# Majority voting algorithm, there are n people and m candidates but m is known

The question is long, so I will paraphrase it briefly

Q: There are n people voting to choose the chair of the committee. Each person can vote for one person that has unique id (it is positive integer and vote will be stored in array). Chair will be the one with the most vote. Design algorithm to determine who is the chair and what would be the time complexity? Then if there are m < n candidates for the chair and we know value of m, what would be the algorithm to determine who is the chair and its time complexity?

(Edit: okay so no boyer-moore algorithm)

For the second part, I'm not sure why the fact that I know the value of m makes a difference. The last part of the question sounds like there are more efficient way of solving the problem when m is known.
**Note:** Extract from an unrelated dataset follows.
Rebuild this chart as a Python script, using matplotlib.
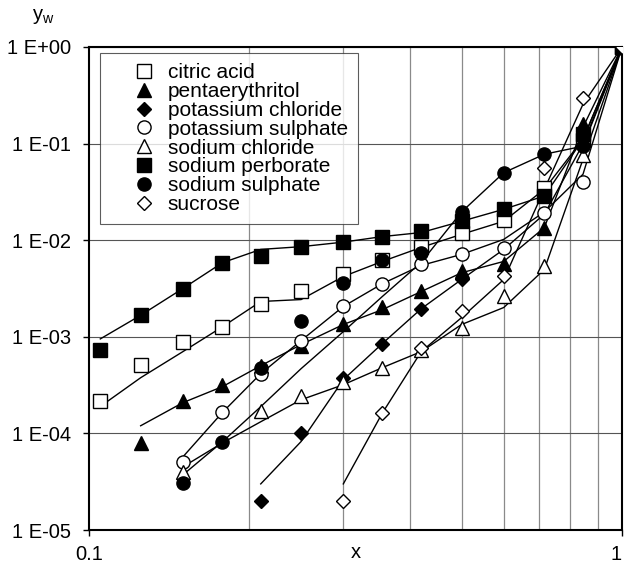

• Either I don't understand what you are asking at all, or you are way overthinking this. Oct 20 '16 at 3:40
• @WinstonEwert I rechecked the question and the information I need is all in there. Which part do you not understand? It is a problem designed to be challenging. Oct 20 '16 at 3:46
• Counting votes and determining the winner is amongst the most trivial of trivial algorithms. Are you really just figuring out which candidate has the most votes? Why in the world would you even be thinking about Boyer-More? The problem you describe is really really easy, but you are discussing more advanced algorithms, which leaves me utterly unclear about what you are trying to do. Oct 20 '16 at 4:19
• I have no idea what this has to do with Boyer-Moore. Boyer-Moore is a string matching algorithm, there is neither a string nor matching here. There is also no sorting involved, so why is this question tagged with sorting? Oct 20 '16 at 8:46

• Since `m < n` as per the question, The worst case for O(n+m) is O(2n), but of course constants don't matter so it's still O(n). Or in the general case when there's no known relation between n and m: O(max(n, m)).